Erwin’s First Blog Post

How I met the Masked Rider, and other western avengers.

Like most Americans my age, I grew up on westerns. There were western (and Northern) radio shows like James Stewart in “The Sixshooter,” and the modern day Sky King. Sgt. Preston (“The Challenge of the Yukon”) and the “Silver Eagle” kept the peace in the wilder parts of Canada. And, most importantly, for the younger set, “The Lone Ranger” hit the trail three times a week.

Most of the movies I got taken to in suburban St. Louis were either swashbucklers or westerns. These were the “A” movies. I never saw “B” westerns until we got a TV set. In my crowd Hopalong Cassidy ruled the TV roost. We didn’t like singing cowboys, or too much comedy relief. Sorry, Roy and Gene. We pretty much ignored you. We also got to meet folks like Johnnie Mack Brown and Lash LaRue on TV, but the only masked man we knew was that fellow named Reid.

And comics were much the same. At least Roy and Gene didn’t sing there. And the sidekicks were more subdued. But only the Lone Ranger had a mask, or a secret identity. (DC and Atlas/Marvel westerns got almost no distribution in our area.)

One summer, about 1962 or ’63, I explored every used book store I could find in Albuquerque, New Mexico. In the back of one I found a stack of coverless comics. All the same issue of something called Best Of The West. I’d never heard of Red Mask (actor Tim Holt as Red Mask, but only in the comics), or The Darango Kid. Those films never played St. Louis TV. I knew Straight Arrow only from the activity cards given away as layer dividers in Nabisco Shredded Wheat. But I had definitely heard of the Ghost Rider. I later learned Straight Arrow also had a secret identity. He was a white man who masqueraded as a Comanche warrior while catching bad guys of both races. (I’ll have to fit him into a Jim Anthony story some day.)

Then I noticed a pulp magazine lying nearby. I’d see any number of late western and detective and pulps in my shopping. And I knew a bit about the Shadow pulps after the recent radio revival. But this cover stood out. Here was a cowboy with a domino mask, and a black hat. And he also wore a black cape lined with red. Wait a second! This was the hero? Had to be. The magazine’s title was Masked Rider Western from 1952. So I bought it.

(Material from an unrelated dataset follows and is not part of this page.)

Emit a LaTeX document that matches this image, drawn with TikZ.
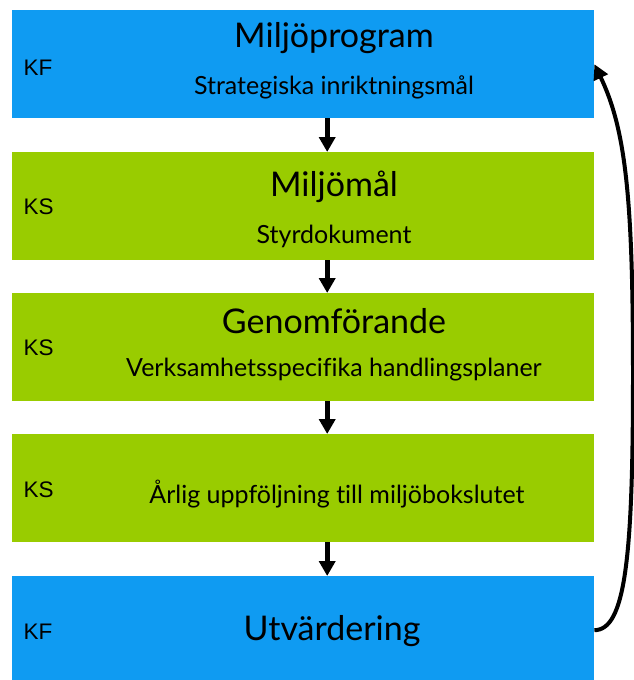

“Deadline For Sheep” was the name of the Masked Rider story. Decades later I discovered that the lead novel carried the same story format restrictions as all Thrilling hero pulps after the end of World War Two. The bad guy was allowed only two, or at the most three, henchmen, plus maybe a second in command because the boss’s identity was a mystery with no more than four suspects. This formula applied to the Phantom Detective and the Black Bat, as well as the Masked Rider. Still this left room to spin an exciting adventure. I liked the novel and even picked up one or two other late issues of the title at conventions.

Then, in 1970, I found two paperback reprints of Masked Rider stories from about 1938. What a difference! This Masked Rider faced down hordes of badmen. Body counts seemed as high as the new Mack Bolan/Executioner stories I began reading at about the same time. A couple of decades after that I picked up an even earlier pulp issue. Seems another company started the character. They folded after thirteen issues. Then Thrilling picked it up.

The earliest Masked Rider wore all black, including cloak and a full face mask. Blue Hawk wore Mexican style clothing. Sure, things seemed an awful lot like the Lone Ranger. But there were important differences. One was that the never named Masked Rider often appeared as Wayne Morgan, a cowboy drifter. And Blue Hawk, thanks to attending Mission schools, spoke and read both Spanish and English.

My stories of the Masked Rider and Blue Hawk include all of these original differences.